▸ What you have to do
Leave out all pictures. Return exactly the lines from the top of the material through the line containing "u = ymax / 604.0".

# START OF Dataset content

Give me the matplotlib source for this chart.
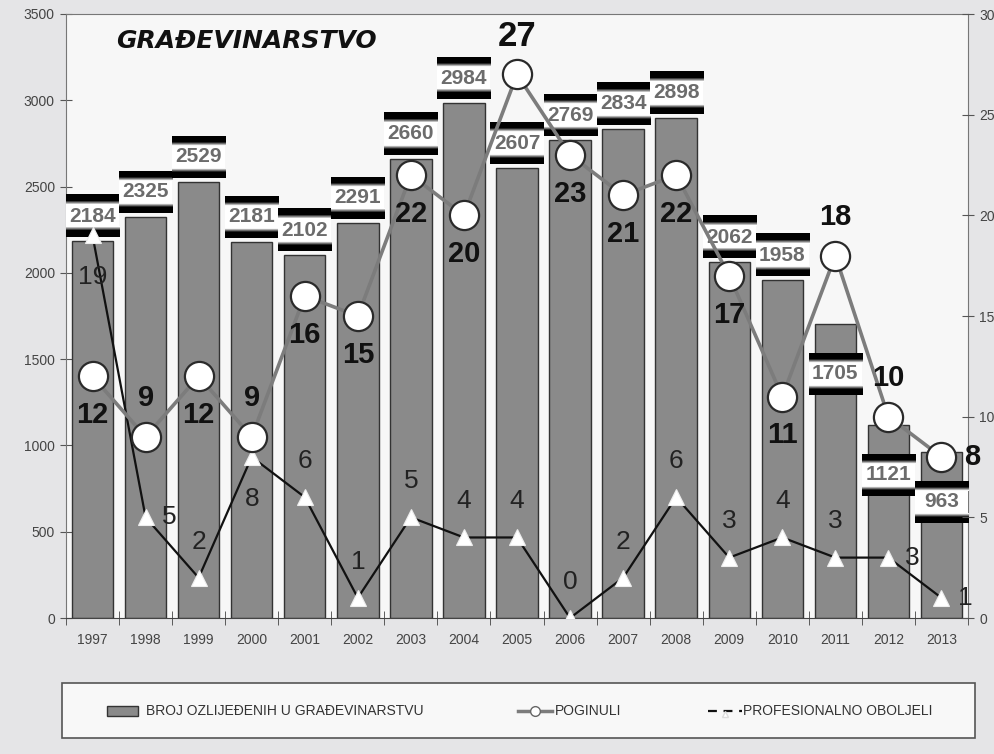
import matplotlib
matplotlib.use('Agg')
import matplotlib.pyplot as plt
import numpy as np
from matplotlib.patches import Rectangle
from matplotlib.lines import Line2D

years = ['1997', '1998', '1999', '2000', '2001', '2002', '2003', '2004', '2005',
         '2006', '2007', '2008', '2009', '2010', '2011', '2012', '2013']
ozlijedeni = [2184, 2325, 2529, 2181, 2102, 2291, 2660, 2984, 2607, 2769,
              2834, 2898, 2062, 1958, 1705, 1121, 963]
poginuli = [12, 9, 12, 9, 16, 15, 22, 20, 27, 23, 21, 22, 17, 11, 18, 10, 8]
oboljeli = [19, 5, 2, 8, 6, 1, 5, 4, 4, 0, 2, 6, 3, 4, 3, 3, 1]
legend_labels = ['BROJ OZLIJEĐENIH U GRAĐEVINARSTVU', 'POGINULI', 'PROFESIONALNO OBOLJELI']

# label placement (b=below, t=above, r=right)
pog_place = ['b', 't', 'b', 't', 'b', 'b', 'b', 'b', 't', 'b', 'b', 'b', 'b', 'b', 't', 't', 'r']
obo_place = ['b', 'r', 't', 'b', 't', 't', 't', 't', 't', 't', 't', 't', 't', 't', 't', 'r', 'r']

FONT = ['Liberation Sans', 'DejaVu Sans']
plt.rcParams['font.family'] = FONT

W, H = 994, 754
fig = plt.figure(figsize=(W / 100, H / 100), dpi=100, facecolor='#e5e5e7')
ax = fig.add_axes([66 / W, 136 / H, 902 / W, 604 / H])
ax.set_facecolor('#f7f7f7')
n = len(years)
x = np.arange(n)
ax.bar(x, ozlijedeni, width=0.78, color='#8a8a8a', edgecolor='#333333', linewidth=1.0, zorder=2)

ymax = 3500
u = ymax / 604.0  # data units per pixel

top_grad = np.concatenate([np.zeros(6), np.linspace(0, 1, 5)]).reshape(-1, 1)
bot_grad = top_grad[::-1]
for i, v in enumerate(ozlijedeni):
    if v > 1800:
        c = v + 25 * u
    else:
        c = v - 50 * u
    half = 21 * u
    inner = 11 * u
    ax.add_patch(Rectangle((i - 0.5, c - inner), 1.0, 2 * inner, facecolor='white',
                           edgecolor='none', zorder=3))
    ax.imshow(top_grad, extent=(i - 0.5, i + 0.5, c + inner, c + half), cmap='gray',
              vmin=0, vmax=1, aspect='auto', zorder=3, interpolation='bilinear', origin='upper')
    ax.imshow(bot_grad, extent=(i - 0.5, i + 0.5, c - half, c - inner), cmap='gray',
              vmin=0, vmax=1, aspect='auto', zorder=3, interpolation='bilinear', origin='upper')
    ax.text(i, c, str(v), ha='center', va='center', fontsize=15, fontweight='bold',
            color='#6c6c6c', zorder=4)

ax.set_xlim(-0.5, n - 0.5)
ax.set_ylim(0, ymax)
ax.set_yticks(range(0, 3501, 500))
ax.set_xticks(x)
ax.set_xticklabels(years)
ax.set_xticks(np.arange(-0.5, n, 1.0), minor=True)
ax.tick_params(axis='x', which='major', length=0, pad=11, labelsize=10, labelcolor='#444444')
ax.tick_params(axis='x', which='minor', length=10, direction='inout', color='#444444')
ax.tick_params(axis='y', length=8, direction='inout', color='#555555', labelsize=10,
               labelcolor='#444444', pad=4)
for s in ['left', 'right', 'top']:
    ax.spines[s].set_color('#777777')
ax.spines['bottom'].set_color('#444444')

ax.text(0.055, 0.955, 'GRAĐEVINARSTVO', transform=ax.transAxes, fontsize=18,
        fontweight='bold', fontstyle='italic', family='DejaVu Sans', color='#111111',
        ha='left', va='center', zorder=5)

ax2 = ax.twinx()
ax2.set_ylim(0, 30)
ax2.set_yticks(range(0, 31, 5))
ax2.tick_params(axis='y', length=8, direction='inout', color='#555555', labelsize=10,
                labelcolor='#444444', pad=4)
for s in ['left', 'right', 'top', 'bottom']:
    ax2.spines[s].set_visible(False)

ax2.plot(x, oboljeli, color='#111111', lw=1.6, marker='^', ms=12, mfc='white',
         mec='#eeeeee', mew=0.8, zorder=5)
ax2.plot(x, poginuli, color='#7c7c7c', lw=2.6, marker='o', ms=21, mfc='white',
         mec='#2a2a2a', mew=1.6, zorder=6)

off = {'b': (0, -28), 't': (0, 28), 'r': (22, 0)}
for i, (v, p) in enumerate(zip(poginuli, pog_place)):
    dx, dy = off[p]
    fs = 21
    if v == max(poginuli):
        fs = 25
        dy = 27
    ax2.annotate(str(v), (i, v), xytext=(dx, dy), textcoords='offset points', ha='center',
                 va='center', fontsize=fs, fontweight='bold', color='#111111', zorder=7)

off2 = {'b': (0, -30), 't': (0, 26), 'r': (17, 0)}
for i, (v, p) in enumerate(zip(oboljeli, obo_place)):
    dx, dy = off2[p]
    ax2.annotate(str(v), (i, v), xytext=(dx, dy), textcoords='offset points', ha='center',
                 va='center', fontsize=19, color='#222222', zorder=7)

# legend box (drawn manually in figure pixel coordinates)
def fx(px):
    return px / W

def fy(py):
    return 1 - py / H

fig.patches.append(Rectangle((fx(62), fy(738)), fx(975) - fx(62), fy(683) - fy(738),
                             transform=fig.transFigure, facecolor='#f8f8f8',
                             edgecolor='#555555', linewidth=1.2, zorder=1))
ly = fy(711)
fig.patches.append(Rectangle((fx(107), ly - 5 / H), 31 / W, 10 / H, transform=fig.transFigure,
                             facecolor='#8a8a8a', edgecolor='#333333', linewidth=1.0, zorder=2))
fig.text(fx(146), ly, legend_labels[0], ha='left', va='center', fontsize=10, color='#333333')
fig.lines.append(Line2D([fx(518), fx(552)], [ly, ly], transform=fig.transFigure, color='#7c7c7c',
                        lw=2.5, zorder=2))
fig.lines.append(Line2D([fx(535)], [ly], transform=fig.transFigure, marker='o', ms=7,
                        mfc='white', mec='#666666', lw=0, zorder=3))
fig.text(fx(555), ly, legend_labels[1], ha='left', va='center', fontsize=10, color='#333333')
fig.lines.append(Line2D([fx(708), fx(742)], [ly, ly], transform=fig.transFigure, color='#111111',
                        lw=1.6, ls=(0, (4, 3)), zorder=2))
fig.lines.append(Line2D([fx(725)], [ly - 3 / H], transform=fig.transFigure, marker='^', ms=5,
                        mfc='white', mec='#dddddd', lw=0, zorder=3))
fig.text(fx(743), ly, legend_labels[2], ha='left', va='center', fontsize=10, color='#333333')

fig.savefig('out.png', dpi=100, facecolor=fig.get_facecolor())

# END OF Dataset content

▸ The reply
Give me the matplotlib source for this chart.
import matplotlib
matplotlib.use('Agg')
import matplotlib.pyplot as plt
import numpy as np
from matplotlib.patches import Rectangle
from matplotlib.lines import Line2D

years = ['1997', '1998', '1999', '2000', '2001', '2002', '2003', '2004', '2005',
         '2006', '2007', '2008', '2009', '2010', '2011', '2012', '2013']
ozlijedeni = [2184, 2325, 2529, 2181, 2102, 2291, 2660, 2984, 2607, 2769,
              2834, 2898, 2062, 1958, 1705, 1121, 963]
poginuli = [12, 9, 12, 9, 16, 15, 22, 20, 27, 23, 21, 22, 17, 11, 18, 10, 8]
oboljeli = [19, 5, 2, 8, 6, 1, 5, 4, 4, 0, 2, 6, 3, 4, 3, 3, 1]
legend_labels = ['BROJ OZLIJEĐENIH U GRAĐEVINARSTVU', 'POGINULI', 'PROFESIONALNO OBOLJELI']

# label placement (b=below, t=above, r=right)
pog_place = ['b', 't', 'b', 't', 'b', 'b', 'b', 'b', 't', 'b', 'b', 'b', 'b', 'b', 't', 't', 'r']
obo_place = ['b', 'r', 't', 'b', 't', 't', 't', 't', 't', 't', 't', 't', 't', 't', 't', 'r', 'r']

FONT = ['Liberation Sans', 'DejaVu Sans']
plt.rcParams['font.family'] = FONT

W, H = 994, 754
fig = plt.figure(figsize=(W / 100, H / 100), dpi=100, facecolor='#e5e5e7')
ax = fig.add_axes([66 / W, 136 / H, 902 / W, 604 / H])
ax.set_facecolor('#f7f7f7')
n = len(years)
x = np.arange(n)
ax.bar(x, ozlijedeni, width=0.78, color='#8a8a8a', edgecolor='#333333', linewidth=1.0, zorder=2)

ymax = 3500
u = ymax / 604.0  # data units per pixel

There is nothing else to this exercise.